Task description –
Extract the whole listing as it stands. Do not include the pictures.

* start *

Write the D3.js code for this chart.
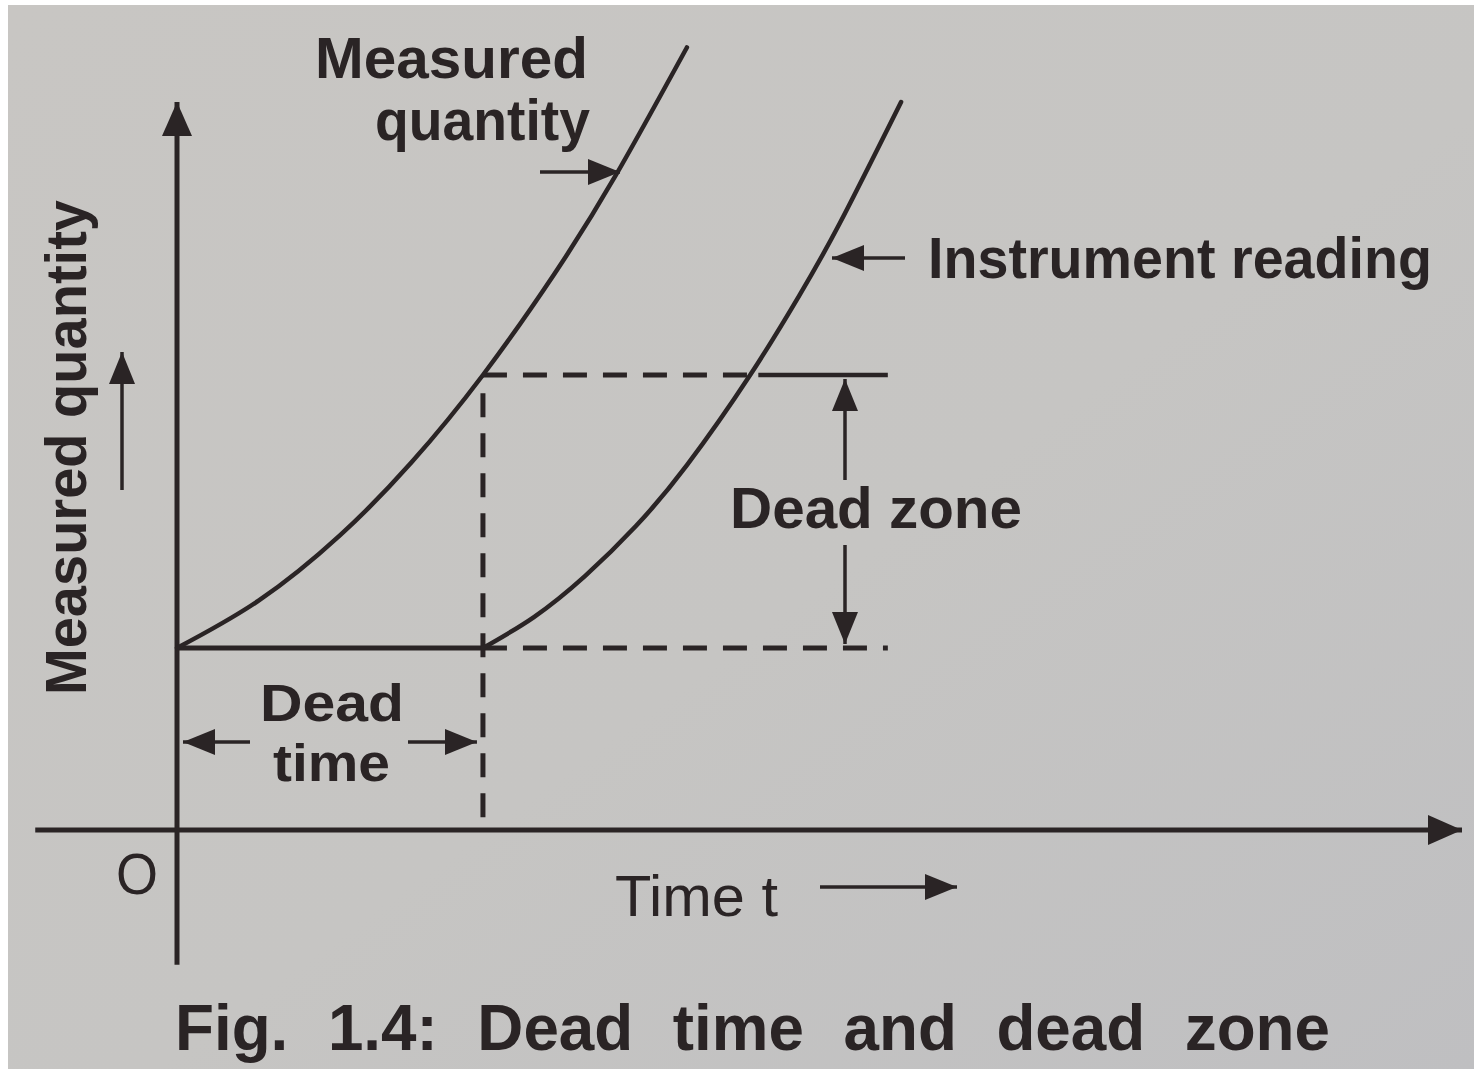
<!DOCTYPE html>
<html>
<head>
<meta charset="utf-8">
<script src="https://cdn.jsdelivr.net/npm/d3@7"></script>
<style>
    html, body { margin: 0; padding: 0; background: #ffffff; }
    svg { display: block; }
    .lbl { font-family: "Liberation Sans", Arial, sans-serif; fill: #2a2425; }
</style>
</head>
<body>
<svg id="chart" width="1474" height="1069"></svg>
<script>
/* Dead time and dead zone sketch */

// curve samples (time t, measured quantity q)
const measuredT = [0, 0.8, 1.6, 2.3, 3.0, 3.7, 4.3, 5.0];
const measuredQ = [2.0, 2.52, 3.24, 4.04, 5.0, 6.11, 7.19, 8.6];
const readingT = [3.0, 3.5, 4.0, 4.5, 5.0, 5.62, 6.1, 6.5, 7.1];
const readingQ = [2.0, 2.34, 2.79, 3.34, 4.01, 5.0, 5.87, 6.67, 8.0];

// reference levels
const deadTime = 3.0;
const baseLevel = 2.0;
const zoneLevel = 5.0;
const zoneCross = 5.62;
const guideEnd = 6.97;
const zoneArrowT = 6.55;

const width = 1474;
const height = 1069;
const ink = '#2a2425';

const x = d3.scaleLinear().domain([0, 12.6]).range([177, 1462]);
const y = d3.scaleLinear().domain([0, 8]).range([830, 102]);

const svg = d3.select('#chart');

// paper
const defs = svg.append('defs');
const grad = defs.append('linearGradient')
    .attr('id', 'paper')
    .attr('x1', 0).attr('y1', 0).attr('x2', 1).attr('y2', 1);
grad.append('stop').attr('offset', '0%').attr('stop-color', '#c8c6c3');
grad.append('stop').attr('offset', '55%').attr('stop-color', '#c6c5c3');
grad.append('stop').attr('offset', '100%').attr('stop-color', '#bfbfc1');

svg.append('rect').attr('width', width).attr('height', height).attr('fill', '#ffffff');
svg.append('rect')
    .attr('x', 8).attr('y', 5)
    .attr('width', width - 8).attr('height', height - 5)
    .attr('fill', 'url(#paper)');

// arrow heads
function marker(id, w, h) {
    defs.append('marker')
        .attr('id', id)
        .attr('viewBox', `0 0 ${h} ${w}`)
        .attr('refX', h)
        .attr('refY', w / 2)
        .attr('markerUnits', 'userSpaceOnUse')
        .attr('markerWidth', h)
        .attr('markerHeight', w)
        .attr('orient', 'auto')
        .append('path')
        .attr('d', `M0,0 L${h},${w / 2} L0,${w} Z`)
        .attr('fill', ink);
}
marker('head-axis', 30, 34);
marker('head-small', 26, 32);

function arrow(x1, y1, x2, y2, head, sw) {
    svg.append('line')
        .attr('x1', x1).attr('y1', y1)
        .attr('x2', x2).attr('y2', y2)
        .attr('stroke', ink)
        .attr('stroke-width', sw || 3.5)
        .attr('marker-end', `url(#${head || 'head-small'})`);
}

function seg(t1, q1, t2, q2, dashed, sw) {
    svg.append('line')
        .attr('x1', x(t1)).attr('y1', y(q1))
        .attr('x2', x(t2)).attr('y2', y(q2))
        .attr('stroke', ink)
        .attr('stroke-width', sw || 5)
        .attr('stroke-dasharray', dashed ? '24 16' : null);
}

// axes
arrow(x(-1.39), y(0), x(12.6), y(0), 'head-axis', 5);
arrow(x(0), y(-1.48), x(0), y(8.0), 'head-axis', 5);

// guide lines
seg(0, baseLevel, deadTime, baseLevel, false, 5);
seg(deadTime, baseLevel, guideEnd, baseLevel, true);
seg(deadTime, zoneLevel, zoneCross, zoneLevel, true);
seg(zoneCross + 0.08, zoneLevel, guideEnd, zoneLevel, false, 4.5);
seg(deadTime, zoneLevel - 0.2, deadTime, 0, true);

// curves
const line = d3.line()
    .x((d) => x(d[0]))
    .y((d) => y(d[1]))
    .curve(d3.curveNatural);

const series = [
    d3.zip(measuredT, measuredQ),
    d3.zip(readingT, readingQ),
];

svg.selectAll('.curve')
    .data(series)
    .join('path')
    .attr('class', 'curve')
    .attr('d', line)
    .attr('fill', 'none')
    .attr('stroke', ink)
    .attr('stroke-width', 4.5)
    .attr('stroke-linecap', 'round');

// dead zone arrows
arrow(x(zoneArrowT), 480, x(zoneArrowT), y(zoneLevel) + 4);
arrow(x(zoneArrowT), 545, x(zoneArrowT), y(baseLevel) - 4);

// dead time arrows
arrow(250, 742, x(0) + 6, 742);
arrow(408, 742, x(deadTime) - 6, 742);

// pointer arrows to the curves
arrow(540, 172, 620, 172);
arrow(905, 258, 832, 258);
arrow(122, 490, 122, 352);
arrow(820, 887, 957, 887);

// labels
function label(text, px, py, size, len, weight) {
    const t = svg.append('text')
        .attr('class', 'lbl')
        .attr('x', px).attr('y', py)
        .attr('font-size', size)
        .attr('font-weight', weight || 700)
        .text(text);
    if (len) t.attr('textLength', len).attr('lengthAdjust', 'spacingAndGlyphs');
    return t;
}

label('Measured', 315, 78, 58, 273);
label('quantity', 375, 140, 58, 215);
label('Instrument reading', 928, 278, 58, 504);
label('Dead zone', 730, 528, 58, 292);
label('Dead', 260, 721, 51, 144);
label('time', 273, 781, 51, 117);
label('O', 116, 894, 58, 42, 400);
label('Time t', 615, 916, 58, 163, 400);

svg.append('text')
    .attr('class', 'lbl')
    .attr('transform', 'translate(86,695) rotate(-90)')
    .attr('font-size', 58)
    .attr('font-weight', 700)
    .attr('textLength', 495)
    .attr('lengthAdjust', 'spacingAndGlyphs')
    .text('Measured quantity');

label('Fig. 1.4: Dead time and dead zone', 175, 1050, 64, 1155)
    .attr('word-spacing', 22);
</script>
</body>
</html>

* end *

The result –
Write the D3.js code for this chart.
<!DOCTYPE html>
<html>
<head>
<meta charset="utf-8">
<script src="https://cdn.jsdelivr.net/npm/d3@7"></script>
<style>
    html, body { margin: 0; padding: 0; background: #ffffff; }
    svg { display: block; }
    .lbl { font-family: "Liberation Sans", Arial, sans-serif; fill: #2a2425; }
</style>
</head>
<body>
<svg id="chart" width="1474" height="1069"></svg>
<script>
/* Dead time and dead zone sketch */

// curve samples (time t, measured quantity q)
const measuredT = [0, 0.8, 1.6, 2.3, 3.0, 3.7, 4.3, 5.0];
const measuredQ = [2.0, 2.52, 3.24, 4.04, 5.0, 6.11, 7.19, 8.6];
const readingT = [3.0, 3.5, 4.0, 4.5, 5.0, 5.62, 6.1, 6.5, 7.1];
const readingQ = [2.0, 2.34, 2.79, 3.34, 4.01, 5.0, 5.87, 6.67, 8.0];

// reference levels
const deadTime = 3.0;
const baseLevel = 2.0;
const zoneLevel = 5.0;
const zoneCross = 5.62;
const guideEnd = 6.97;
const zoneArrowT = 6.55;

const width = 1474;
const height = 1069;
const ink = '#2a2425';

const x = d3.scaleLinear().domain([0, 12.6]).range([177, 1462]);
const y = d3.scaleLinear().domain([0, 8]).range([830, 102]);

const svg = d3.select('#chart');

// paper
const defs = svg.append('defs');
const grad = defs.append('linearGradient')
    .attr('id', 'paper')
    .attr('x1', 0).attr('y1', 0).attr('x2', 1).attr('y2', 1);
grad.append('stop').attr('offset', '0%').attr('stop-color', '#c8c6c3');
grad.append('stop').attr('offset', '55%').attr('stop-color', '#c6c5c3');
grad.append('stop').attr('offset', '100%').attr('stop-color', '#bfbfc1');

svg.append('rect').attr('width', width).attr('height', height).attr('fill', '#ffffff');
svg.append('rect')
    .attr('x', 8).attr('y', 5)
    .attr('width', width - 8).attr('height', height - 5)
    .attr('fill', 'url(#paper)');

// arrow heads
function marker(id, w, h) {
    defs.append('marker')
        .attr('id', id)
        .attr('viewBox', `0 0 ${h} ${w}`)
        .attr('refX', h)
        .attr('refY', w / 2)
        .attr('markerUnits', 'userSpaceOnUse')
        .attr('markerWidth', h)
        .attr('markerHeight', w)
        .attr('orient', 'auto')
        .append('path')
        .attr('d', `M0,0 L${h},${w / 2} L0,${w} Z`)
        .attr('fill', ink);
}
marker('head-axis', 30, 34);
marker('head-small', 26, 32);

function arrow(x1, y1, x2, y2, head, sw) {
    svg.append('line')
        .attr('x1', x1).attr('y1', y1)
        .attr('x2', x2).attr('y2', y2)
        .attr('stroke', ink)
        .attr('stroke-width', sw || 3.5)
        .attr('marker-end', `url(#${head || 'head-small'})`);
}

function seg(t1, q1, t2, q2, dashed, sw) {
    svg.append('line')
        .attr('x1', x(t1)).attr('y1', y(q1))
        .attr('x2', x(t2)).attr('y2', y(q2))
        .attr('stroke', ink)
        .attr('stroke-width', sw || 5)
        .attr('stroke-dasharray', dashed ? '24 16' : null);
}

// axes
arrow(x(-1.39), y(0), x(12.6), y(0), 'head-axis', 5);
arrow(x(0), y(-1.48), x(0), y(8.0), 'head-axis', 5);

// guide lines
seg(0, baseLevel, deadTime, baseLevel, false, 5);
seg(deadTime, baseLevel, guideEnd, baseLevel, true);
seg(deadTime, zoneLevel, zoneCross, zoneLevel, true);
seg(zoneCross + 0.08, zoneLevel, guideEnd, zoneLevel, false, 4.5);
seg(deadTime, zoneLevel - 0.2, deadTime, 0, true);

// curves
const line = d3.line()
    .x((d) => x(d[0]))
    .y((d) => y(d[1]))
    .curve(d3.curveNatural);

const series = [
    d3.zip(measuredT, measuredQ),
    d3.zip(readingT, readingQ),
];

svg.selectAll('.curve')
    .data(series)
    .join('path')
    .attr('class', 'curve')
    .attr('d', line)
    .attr('fill', 'none')
    .attr('stroke', ink)
    .attr('stroke-width', 4.5)
    .attr('stroke-linecap', 'round');

// dead zone arrows
arrow(x(zoneArrowT), 480, x(zoneArrowT), y(zoneLevel) + 4);
arrow(x(zoneArrowT), 545, x(zoneArrowT), y(baseLevel) - 4);

// dead time arrows
arrow(250, 742, x(0) + 6, 742);
arrow(408, 742, x(deadTime) - 6, 742);

// pointer arrows to the curves
arrow(540, 172, 620, 172);
arrow(905, 258, 832, 258);
arrow(122, 490, 122, 352);
arrow(820, 887, 957, 887);

// labels
function label(text, px, py, size, len, weight) {
    const t = svg.append('text')
        .attr('class', 'lbl')
        .attr('x', px).attr('y', py)
        .attr('font-size', size)
        .attr('font-weight', weight || 700)
        .text(text);
    if (len) t.attr('textLength', len).attr('lengthAdjust', 'spacingAndGlyphs');
    return t;
}

label('Measured', 315, 78, 58, 273);
label('quantity', 375, 140, 58, 215);
label('Instrument reading', 928, 278, 58, 504);
label('Dead zone', 730, 528, 58, 292);
label('Dead', 260, 721, 51, 144);
label('time', 273, 781, 51, 117);
label('O', 116, 894, 58, 42, 400);
label('Time t', 615, 916, 58, 163, 400);

svg.append('text')
    .attr('class', 'lbl')
    .attr('transform', 'translate(86,695) rotate(-90)')
    .attr('font-size', 58)
    .attr('font-weight', 700)
    .attr('textLength', 495)
    .attr('lengthAdjust', 'spacingAndGlyphs')
    .text('Measured quantity');

label('Fig. 1.4: Dead time and dead zone', 175, 1050, 64, 1155)
    .attr('word-spacing', 22);
</script>
</body>
</html>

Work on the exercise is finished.